2) section 4.4.1: "The lifetime of the
         deactivated mitigation request will be updated to (retry-timer
         + 45 seconds), so the DOTS client can refresh the deactivated
         mitigation request after retry-timer seconds before expiry of
         lifetime and check if the conflict is resolved."
This wording is not fully clear to me. If the life time of a deactivated
request in updated, isn't it active again? And if it is active and another
request is sent, isn't that request rejected again. Can you please further
clarify.

3) section 4.4.2: "lifetime:  The remaining lifetime of the mitigation request,
in
      seconds."
Shouldn't lifetime we rather a timestamp because there is some unknown
transmission delay between the time when the reply is generated and the reply
is received, and as such a lifetime in seconds is quite meaningless for the
client.

4) section 4.4.2.1: " For DOTS server
   application, the message type MUST always be set to Non-confirmable
   even if the underlying COAP library elects a notification to be sent
   in a Confirmable message."
I'm not sure I understand this sentence. Can you please further explain?
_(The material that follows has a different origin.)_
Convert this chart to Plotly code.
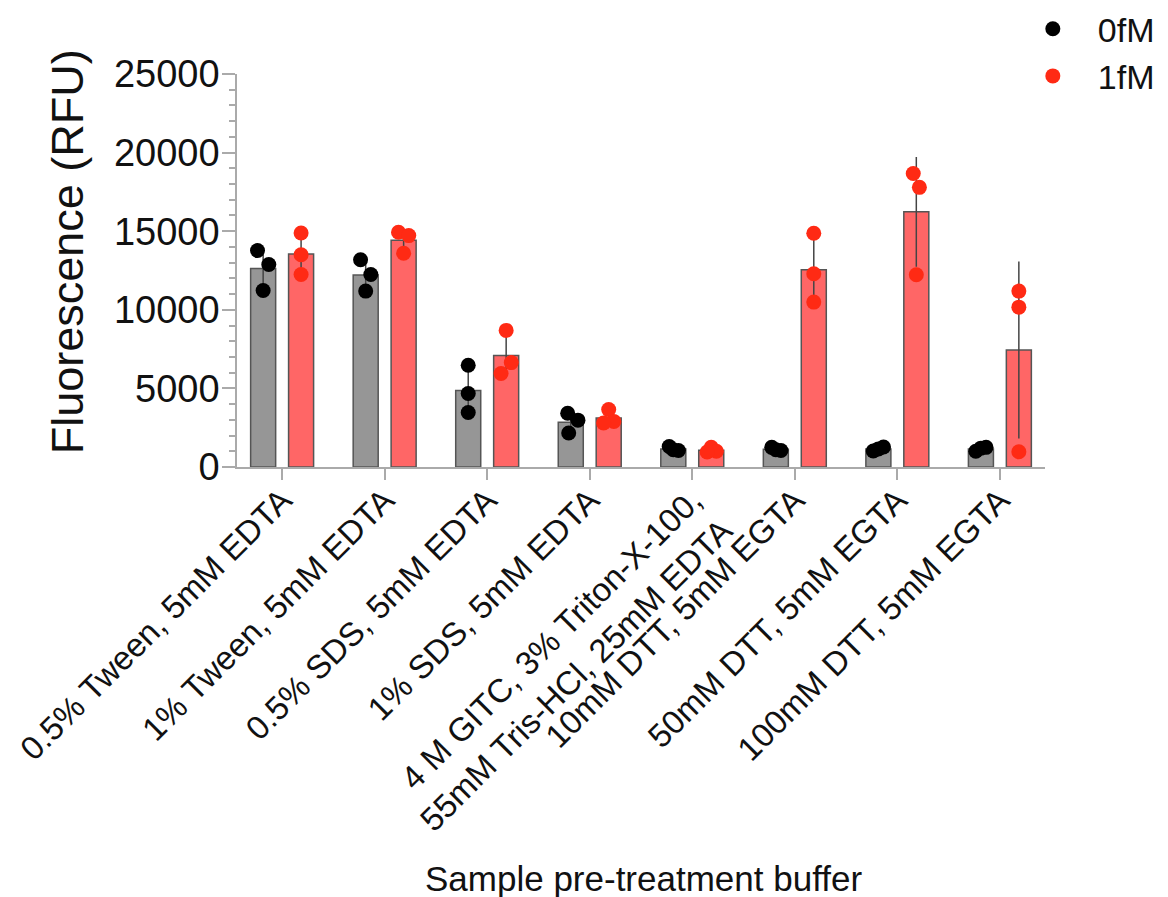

5) section 4.4.4: "For example, if there is a financial
   relationship between the DOTS client and server domains, the DOTS
   client stops incurring cost at this point."
I find this sentence a bit problematic given the active-but-terminating period
is defined by server. Wouldn't that mean the server can make me pay for
undefined period of time? Also the max of 300 sec doesn't seem to be a MUST...?

6) In section Section 4.5 you talk about Caop Ping/Pong. However, these terms
are not used in RFC7252. Maybe clarify that empty confirmable  messages are
used and provide a pointer to section 4.2. of RFC7252 right here (instead of
only later).

7) High-level question: Given this doc specifies a YANG model, why are
configuration are not retrieved and changed using NETCONF or RESTCONF?